## Exercise goal
Set the listing down again exactly, please, apart from its pictures.

>> Start

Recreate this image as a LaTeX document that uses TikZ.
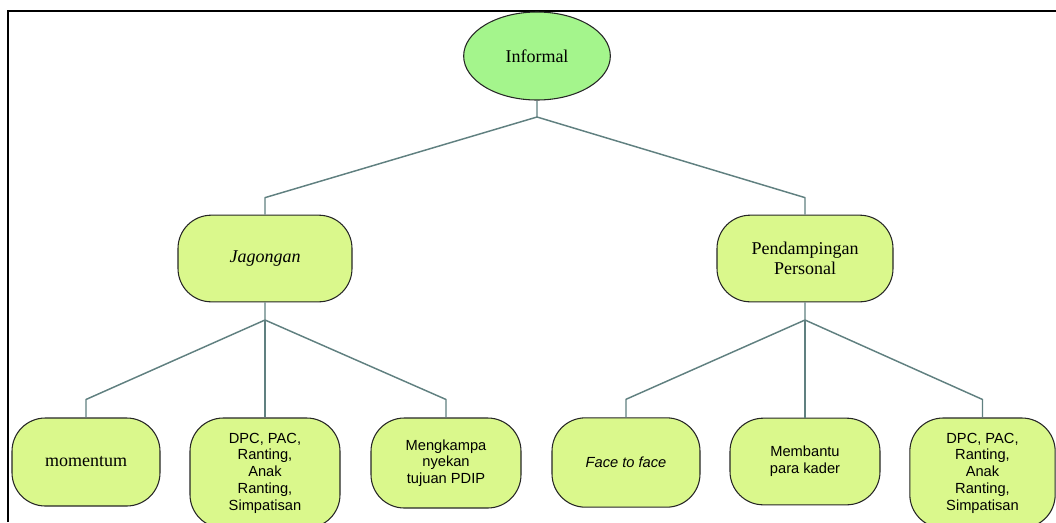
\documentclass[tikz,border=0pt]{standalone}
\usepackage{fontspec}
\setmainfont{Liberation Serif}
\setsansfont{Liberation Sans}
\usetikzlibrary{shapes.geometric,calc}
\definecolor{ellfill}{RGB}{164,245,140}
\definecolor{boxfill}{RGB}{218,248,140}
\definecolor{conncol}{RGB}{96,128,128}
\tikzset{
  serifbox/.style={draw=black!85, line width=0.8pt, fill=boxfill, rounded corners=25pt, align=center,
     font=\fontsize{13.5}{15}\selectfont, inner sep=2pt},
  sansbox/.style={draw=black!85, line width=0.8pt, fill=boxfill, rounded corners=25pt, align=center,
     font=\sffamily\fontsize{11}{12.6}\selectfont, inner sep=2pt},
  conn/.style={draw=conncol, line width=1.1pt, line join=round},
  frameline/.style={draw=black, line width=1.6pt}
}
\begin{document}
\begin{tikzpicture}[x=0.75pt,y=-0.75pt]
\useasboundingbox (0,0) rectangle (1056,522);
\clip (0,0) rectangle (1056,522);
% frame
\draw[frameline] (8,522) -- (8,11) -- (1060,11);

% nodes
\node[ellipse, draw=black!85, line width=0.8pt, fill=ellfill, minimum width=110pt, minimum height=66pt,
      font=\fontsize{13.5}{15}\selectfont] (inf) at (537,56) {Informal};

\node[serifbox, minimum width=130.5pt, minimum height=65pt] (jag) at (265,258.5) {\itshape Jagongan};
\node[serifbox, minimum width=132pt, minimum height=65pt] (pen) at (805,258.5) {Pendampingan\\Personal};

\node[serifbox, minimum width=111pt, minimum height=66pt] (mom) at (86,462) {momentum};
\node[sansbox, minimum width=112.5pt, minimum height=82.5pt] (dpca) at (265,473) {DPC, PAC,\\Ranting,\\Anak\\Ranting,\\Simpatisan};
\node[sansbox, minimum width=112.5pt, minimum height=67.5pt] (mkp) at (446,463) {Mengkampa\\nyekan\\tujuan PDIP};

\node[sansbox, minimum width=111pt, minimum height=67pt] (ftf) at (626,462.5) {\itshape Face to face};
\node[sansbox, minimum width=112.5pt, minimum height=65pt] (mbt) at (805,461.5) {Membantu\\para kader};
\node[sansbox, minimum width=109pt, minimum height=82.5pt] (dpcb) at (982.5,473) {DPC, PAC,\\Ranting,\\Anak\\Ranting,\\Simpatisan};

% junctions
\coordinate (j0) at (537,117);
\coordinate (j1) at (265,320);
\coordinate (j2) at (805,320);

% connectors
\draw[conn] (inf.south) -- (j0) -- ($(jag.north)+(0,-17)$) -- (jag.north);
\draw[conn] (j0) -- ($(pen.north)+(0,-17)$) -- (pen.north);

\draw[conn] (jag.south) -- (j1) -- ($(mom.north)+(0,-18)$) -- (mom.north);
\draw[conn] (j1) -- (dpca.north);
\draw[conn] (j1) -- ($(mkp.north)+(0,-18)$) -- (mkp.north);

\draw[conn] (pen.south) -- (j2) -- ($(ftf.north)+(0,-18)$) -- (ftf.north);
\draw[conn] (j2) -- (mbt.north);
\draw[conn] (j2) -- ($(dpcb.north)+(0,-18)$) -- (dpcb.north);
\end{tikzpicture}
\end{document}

>> End

## Response to the exercise
Recreate this image as a LaTeX document that uses TikZ.
\documentclass[tikz,border=0pt]{standalone}
\usepackage{fontspec}
\setmainfont{Liberation Serif}
\setsansfont{Liberation Sans}
\usetikzlibrary{shapes.geometric,calc}
\definecolor{ellfill}{RGB}{164,245,140}
\definecolor{boxfill}{RGB}{218,248,140}
\definecolor{conncol}{RGB}{96,128,128}
\tikzset{
  serifbox/.style={draw=black!85, line width=0.8pt, fill=boxfill, rounded corners=25pt, align=center,
     font=\fontsize{13.5}{15}\selectfont, inner sep=2pt},
  sansbox/.style={draw=black!85, line width=0.8pt, fill=boxfill, rounded corners=25pt, align=center,
     font=\sffamily\fontsize{11}{12.6}\selectfont, inner sep=2pt},
  conn/.style={draw=conncol, line width=1.1pt, line join=round},
  frameline/.style={draw=black, line width=1.6pt}
}
\begin{document}
\begin{tikzpicture}[x=0.75pt,y=-0.75pt]
\useasboundingbox (0,0) rectangle (1056,522);
\clip (0,0) rectangle (1056,522);
% frame
\draw[frameline] (8,522) -- (8,11) -- (1060,11);

% nodes
\node[ellipse, draw=black!85, line width=0.8pt, fill=ellfill, minimum width=110pt, minimum height=66pt,
      font=\fontsize{13.5}{15}\selectfont] (inf) at (537,56) {Informal};

\node[serifbox, minimum width=130.5pt, minimum height=65pt] (jag) at (265,258.5) {\itshape Jagongan};
\node[serifbox, minimum width=132pt, minimum height=65pt] (pen) at (805,258.5) {Pendampingan\\Personal};

\node[serifbox, minimum width=111pt, minimum height=66pt] (mom) at (86,462) {momentum};
\node[sansbox, minimum width=112.5pt, minimum height=82.5pt] (dpca) at (265,473) {DPC, PAC,\\Ranting,\\Anak\\Ranting,\\Simpatisan};
\node[sansbox, minimum width=112.5pt, minimum height=67.5pt] (mkp) at (446,463) {Mengkampa\\nyekan\\tujuan PDIP};

\node[sansbox, minimum width=111pt, minimum height=67pt] (ftf) at (626,462.5) {\itshape Face to face};
\node[sansbox, minimum width=112.5pt, minimum height=65pt] (mbt) at (805,461.5) {Membantu\\para kader};
\node[sansbox, minimum width=109pt, minimum height=82.5pt] (dpcb) at (982.5,473) {DPC, PAC,\\Ranting,\\Anak\\Ranting,\\Simpatisan};

% junctions
\coordinate (j0) at (537,117);
\coordinate (j1) at (265,320);
\coordinate (j2) at (805,320);

% connectors
\draw[conn] (inf.south) -- (j0) -- ($(jag.north)+(0,-17)$) -- (jag.north);
\draw[conn] (j0) -- ($(pen.north)+(0,-17)$) -- (pen.north);

\draw[conn] (jag.south) -- (j1) -- ($(mom.north)+(0,-18)$) -- (mom.north);
\draw[conn] (j1) -- (dpca.north);
\draw[conn] (j1) -- ($(mkp.north)+(0,-18)$) -- (mkp.north);

\draw[conn] (pen.south) -- (j2) -- ($(ftf.north)+(0,-18)$) -- (ftf.north);
\draw[conn] (j2) -- (mbt.north);
\draw[conn] (j2) -- ($(dpcb.north)+(0,-18)$) -- (dpcb.north);
\end{tikzpicture}
\end{document}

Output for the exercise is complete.